→ What is needed: Count how many lines hold the word "this" and give that number as the whole answer.

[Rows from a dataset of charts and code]
------------------------------------------------------------------------

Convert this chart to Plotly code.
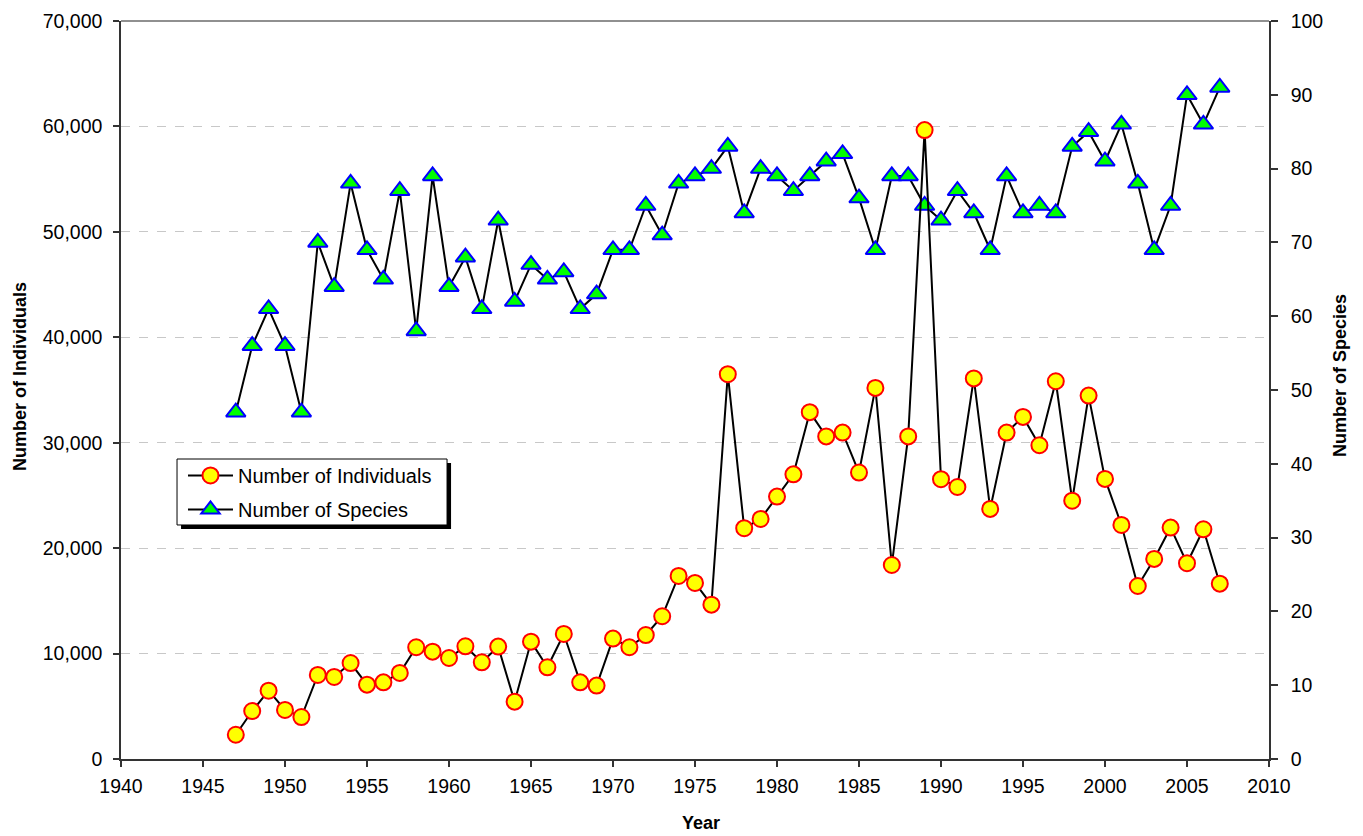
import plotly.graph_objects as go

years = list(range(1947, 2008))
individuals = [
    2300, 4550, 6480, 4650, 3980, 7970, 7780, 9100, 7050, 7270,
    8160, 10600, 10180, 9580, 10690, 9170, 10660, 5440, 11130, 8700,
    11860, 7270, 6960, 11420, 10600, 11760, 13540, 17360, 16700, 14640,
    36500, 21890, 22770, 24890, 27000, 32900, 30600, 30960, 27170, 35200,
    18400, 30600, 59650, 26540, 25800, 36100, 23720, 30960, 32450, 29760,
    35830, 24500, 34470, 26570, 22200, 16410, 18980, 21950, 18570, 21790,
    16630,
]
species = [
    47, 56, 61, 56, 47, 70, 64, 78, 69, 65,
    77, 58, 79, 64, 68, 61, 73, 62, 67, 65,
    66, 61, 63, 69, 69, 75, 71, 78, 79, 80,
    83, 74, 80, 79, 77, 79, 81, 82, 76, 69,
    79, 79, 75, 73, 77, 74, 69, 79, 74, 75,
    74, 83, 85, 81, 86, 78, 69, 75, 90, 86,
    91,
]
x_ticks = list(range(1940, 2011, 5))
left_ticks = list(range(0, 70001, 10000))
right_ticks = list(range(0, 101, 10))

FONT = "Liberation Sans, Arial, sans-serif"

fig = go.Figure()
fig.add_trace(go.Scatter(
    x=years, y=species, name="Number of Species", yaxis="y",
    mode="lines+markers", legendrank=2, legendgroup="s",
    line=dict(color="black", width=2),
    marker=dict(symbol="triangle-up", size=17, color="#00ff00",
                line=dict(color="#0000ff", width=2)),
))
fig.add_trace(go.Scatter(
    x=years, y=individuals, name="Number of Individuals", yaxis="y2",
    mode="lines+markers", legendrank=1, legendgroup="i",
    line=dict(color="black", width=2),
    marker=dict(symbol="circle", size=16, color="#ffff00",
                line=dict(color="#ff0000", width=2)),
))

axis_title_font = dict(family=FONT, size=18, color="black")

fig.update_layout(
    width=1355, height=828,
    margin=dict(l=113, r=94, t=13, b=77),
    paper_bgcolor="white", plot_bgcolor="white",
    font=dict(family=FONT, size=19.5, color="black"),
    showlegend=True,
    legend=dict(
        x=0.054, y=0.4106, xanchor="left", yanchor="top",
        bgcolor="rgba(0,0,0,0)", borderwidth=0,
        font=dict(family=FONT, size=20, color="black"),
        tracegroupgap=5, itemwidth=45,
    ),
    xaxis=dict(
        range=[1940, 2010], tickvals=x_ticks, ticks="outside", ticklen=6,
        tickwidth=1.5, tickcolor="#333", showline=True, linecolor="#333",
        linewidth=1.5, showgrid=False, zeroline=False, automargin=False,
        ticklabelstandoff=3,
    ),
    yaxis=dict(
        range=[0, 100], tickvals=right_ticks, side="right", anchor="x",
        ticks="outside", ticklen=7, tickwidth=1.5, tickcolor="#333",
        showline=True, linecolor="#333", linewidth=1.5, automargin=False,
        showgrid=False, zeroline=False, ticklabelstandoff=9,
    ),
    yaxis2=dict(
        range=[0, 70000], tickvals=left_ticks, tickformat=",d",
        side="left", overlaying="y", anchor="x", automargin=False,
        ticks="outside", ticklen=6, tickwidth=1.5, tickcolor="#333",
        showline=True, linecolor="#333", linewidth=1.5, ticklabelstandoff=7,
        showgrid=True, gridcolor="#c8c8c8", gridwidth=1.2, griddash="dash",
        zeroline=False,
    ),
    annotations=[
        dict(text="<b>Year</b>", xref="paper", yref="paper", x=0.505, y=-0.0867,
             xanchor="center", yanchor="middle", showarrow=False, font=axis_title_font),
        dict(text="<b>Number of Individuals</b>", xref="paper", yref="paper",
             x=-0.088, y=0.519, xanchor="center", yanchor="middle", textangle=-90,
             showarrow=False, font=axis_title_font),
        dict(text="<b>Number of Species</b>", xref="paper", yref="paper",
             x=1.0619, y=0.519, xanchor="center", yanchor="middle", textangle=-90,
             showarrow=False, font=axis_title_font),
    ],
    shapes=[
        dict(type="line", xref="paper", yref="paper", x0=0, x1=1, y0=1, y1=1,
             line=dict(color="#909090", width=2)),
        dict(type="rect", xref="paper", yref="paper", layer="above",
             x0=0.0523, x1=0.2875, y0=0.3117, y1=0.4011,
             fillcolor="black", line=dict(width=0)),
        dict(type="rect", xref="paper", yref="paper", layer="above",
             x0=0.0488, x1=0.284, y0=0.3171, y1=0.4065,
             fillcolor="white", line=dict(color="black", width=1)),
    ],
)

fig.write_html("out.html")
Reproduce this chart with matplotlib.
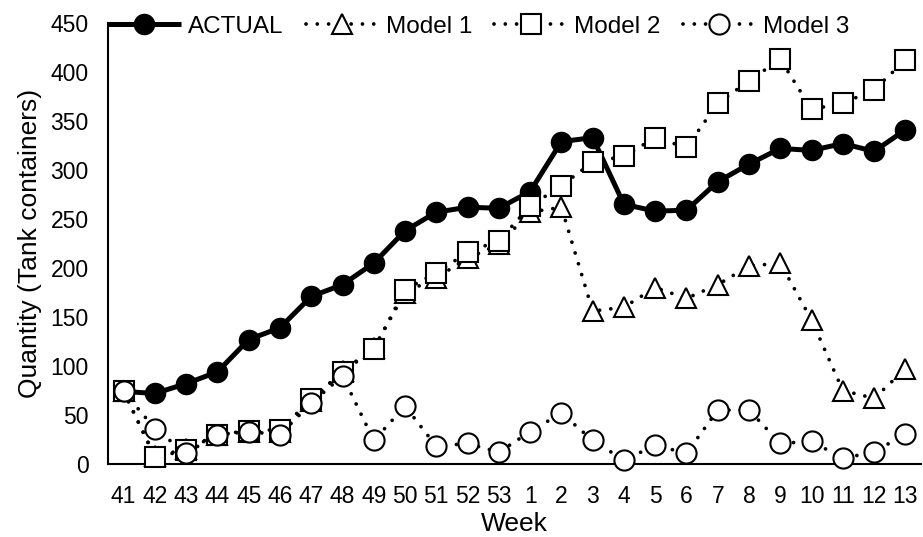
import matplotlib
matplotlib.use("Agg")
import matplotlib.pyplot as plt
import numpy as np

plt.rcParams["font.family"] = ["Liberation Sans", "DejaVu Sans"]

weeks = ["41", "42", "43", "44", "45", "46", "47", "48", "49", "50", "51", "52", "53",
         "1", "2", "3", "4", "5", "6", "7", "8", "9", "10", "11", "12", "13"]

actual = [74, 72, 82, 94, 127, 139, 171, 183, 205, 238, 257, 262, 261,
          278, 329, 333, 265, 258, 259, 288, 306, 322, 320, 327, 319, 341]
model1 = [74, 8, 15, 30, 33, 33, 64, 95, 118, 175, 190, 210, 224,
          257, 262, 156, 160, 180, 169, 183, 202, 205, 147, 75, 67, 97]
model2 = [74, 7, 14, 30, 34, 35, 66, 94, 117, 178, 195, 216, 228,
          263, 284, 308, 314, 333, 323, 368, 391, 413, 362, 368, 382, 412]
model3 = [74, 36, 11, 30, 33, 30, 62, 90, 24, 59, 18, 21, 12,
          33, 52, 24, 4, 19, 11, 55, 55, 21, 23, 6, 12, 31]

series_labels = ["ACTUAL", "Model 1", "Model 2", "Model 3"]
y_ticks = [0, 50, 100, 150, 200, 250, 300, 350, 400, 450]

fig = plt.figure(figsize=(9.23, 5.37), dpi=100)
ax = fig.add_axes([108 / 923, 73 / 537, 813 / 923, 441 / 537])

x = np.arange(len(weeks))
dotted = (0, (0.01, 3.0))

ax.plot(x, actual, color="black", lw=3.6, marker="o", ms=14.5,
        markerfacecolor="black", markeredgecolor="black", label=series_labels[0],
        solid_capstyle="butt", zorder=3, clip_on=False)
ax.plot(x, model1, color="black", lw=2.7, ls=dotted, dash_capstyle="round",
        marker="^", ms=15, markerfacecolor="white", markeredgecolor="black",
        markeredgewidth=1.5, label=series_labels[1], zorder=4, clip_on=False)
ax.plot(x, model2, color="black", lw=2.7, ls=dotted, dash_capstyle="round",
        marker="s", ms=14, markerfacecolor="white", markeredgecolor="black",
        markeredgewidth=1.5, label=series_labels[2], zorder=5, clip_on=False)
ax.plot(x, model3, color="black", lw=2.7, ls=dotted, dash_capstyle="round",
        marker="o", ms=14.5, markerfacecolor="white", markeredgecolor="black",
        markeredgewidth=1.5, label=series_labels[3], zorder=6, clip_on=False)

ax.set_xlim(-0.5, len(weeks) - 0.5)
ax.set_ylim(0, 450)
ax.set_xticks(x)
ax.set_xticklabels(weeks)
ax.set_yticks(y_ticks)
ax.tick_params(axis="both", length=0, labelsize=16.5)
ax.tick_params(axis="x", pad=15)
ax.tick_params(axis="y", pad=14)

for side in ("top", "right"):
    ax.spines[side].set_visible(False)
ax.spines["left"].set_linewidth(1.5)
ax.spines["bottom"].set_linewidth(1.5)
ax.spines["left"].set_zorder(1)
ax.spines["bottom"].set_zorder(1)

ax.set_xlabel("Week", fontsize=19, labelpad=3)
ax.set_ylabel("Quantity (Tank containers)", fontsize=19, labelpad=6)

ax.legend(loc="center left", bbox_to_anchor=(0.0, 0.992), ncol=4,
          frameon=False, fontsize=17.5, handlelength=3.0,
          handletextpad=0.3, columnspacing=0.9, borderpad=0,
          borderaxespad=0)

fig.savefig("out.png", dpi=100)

------------------------------------------------------------------------

→ Problem solution: 2